# Husband is manipulating kids



## Oliemsmom (May 29, 2010)

I posted this on someone elses thread replying to her situation, but I decided to post it again here so I could get advise. I am new on this site and really need some help..............................

I have 2 girls one 9 and 1 - 6. They both talk to me disrespectfully. I know it is my fault because my husband and I constantly fight in front of them and they see how he desrespects me. I am at my witts end and am considering leaving. The problem now is that he has started to manipulate my 9 year old. He makes her do things she doesn't want to do - What I mean is that if she doesn't do what he wants he manipulates her into thinking she wants to do it! She played softball for a couple months, she hated it the entire time, but we wouldn't let her quit saying once you join something, you have to complete it. Now its over and traveling softball begins, she told me she didn't want to go - she hates it, i told him this and he had a hissy fit.

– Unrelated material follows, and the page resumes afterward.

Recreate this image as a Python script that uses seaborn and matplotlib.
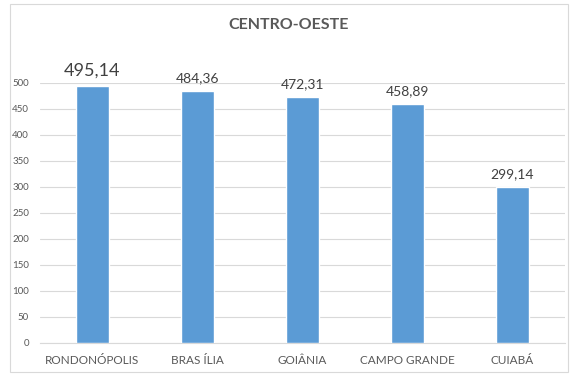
import matplotlib
matplotlib.use("Agg")
import matplotlib.pyplot as plt
import seaborn as sns
import pandas as pd
from matplotlib.patches import Rectangle

# Data
cities = ['RONDONÓPOLIS', 'BRAS ÍLIA', 'GOIÂNIA', 'CAMPO GRANDE', 'CUIABÁ']
values = [495.14, 484.36, 472.31, 458.89, 299.14]
label_sizes = [13, 10, 10, 10, 10]
yticks = [0, 50, 100, 150, 200, 250, 300, 350, 400, 450, 500]

df = pd.DataFrame({'city': cities, 'value': values})

sns.set_style('white')
plt.rcParams['font.family'] = ['Lato', 'DejaVu Sans']

text_color = '#595959'
bar_color = '#5B9BD5'

fig = plt.figure(figsize=(5.78, 3.76), dpi=100)
ax = fig.add_axes([40 / 578, 1 - 343 / 376, 525 / 578, 260 / 376])

sns.barplot(data=df, x='city', y='value', color=bar_color, width=0.31,
            saturation=1, ax=ax, zorder=3)

ax.set_ylim(0, 500)
ax.set_yticks(yticks)
ax.set_xlim(-0.5, len(cities) - 0.5)
ax.yaxis.grid(True, color='#D9D9D9', linewidth=0.8, zorder=0)
ax.set_axisbelow(True)
for side in ['top', 'right', 'left']:
    ax.spines[side].set_visible(False)
ax.spines['bottom'].set_color('#D9D9D9')
ax.spines['bottom'].set_linewidth(0.8)
ax.tick_params(axis='both', length=0, colors=text_color)
ax.tick_params(axis='y', labelsize=7, pad=8)
ax.tick_params(axis='x', labelsize=8.5, pad=9)
ax.set_xlabel('')
ax.set_ylabel('')

# Data labels with comma decimal separator
for i, (v, fs) in enumerate(zip(values, label_sizes)):
    ax.annotate(f'{v:.2f}'.replace('.', ','), (i, v), xytext=(0, 5),
                textcoords='offset points', ha='center', va='bottom',
                fontsize=fs, color='#404040', annotation_clip=False)

fig.text(0.5, 1 - 25 / 376, 'CENTRO-OESTE', ha='center', va='center',
         fontsize=11.5, fontweight='bold', color=text_color)

# Chart border
fig.patches.append(Rectangle((10 / 578, 4 / 376), 558 / 578, 368 / 376,
                             transform=fig.transFigure, fill=False,
                             edgecolor='#D9D9D9', linewidth=0.8))

fig.savefig('out.png', dpi=100)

Started yelling - what are the kids going to do all summer - she's a fat slob, and she's just going to sit around the house. I tried to say she is on the swim team, cheerleading and going to a reading comprehension class, but he didn't even hear it. She wasn't in the room when he called he a fat slob, but i know she heard him. Then he called her and had a private talk, next thing you know she is playing softball and blaming me for starting the argument. She said Mom, why do you always do this? I was stunned.....I said what do you mean? She said she wanted to play and he said I told her that he was forcing her. All I said was if you dont want to play tell your father that you dont want to play. I let it go. Then next morning i asked her are you playing or not - she said yes - I asked do you like it - she said -no- I said then why are you playing? She said so he would stop it and leave her alone. I said ok. We got ready for school and I asked both the girls a question " If you could change anything in your life what would it be?" My youngest said to eat junk food all day and then only have one healthy snack - STRAWBERRIES! - My oldest one said "TO BE SKINNY" - she's 9 - she shouldn't be thinking about that....should she! And he thinks she didn't hear him.....I dont know what to do. Im pissed!


----------



## Mom6547 (Jul 13, 2010)

Get the whole family into counseling yesterday. There is nothing emotionally mature or healthy going on in this family dynamic. If you don't figure something out, the kids are gonna have real problems.

That's my 2 cents.


----------



## michzz (Jun 6, 2008)

You both may be manipulating your daughter.

He could be pressuring her to play. And you could be pressuring her to not play.

So she says "yes" to him. And she says "no" to you.

She tells each of you what you want to hear so you both will stop pressuring her. 

Messed up.


----------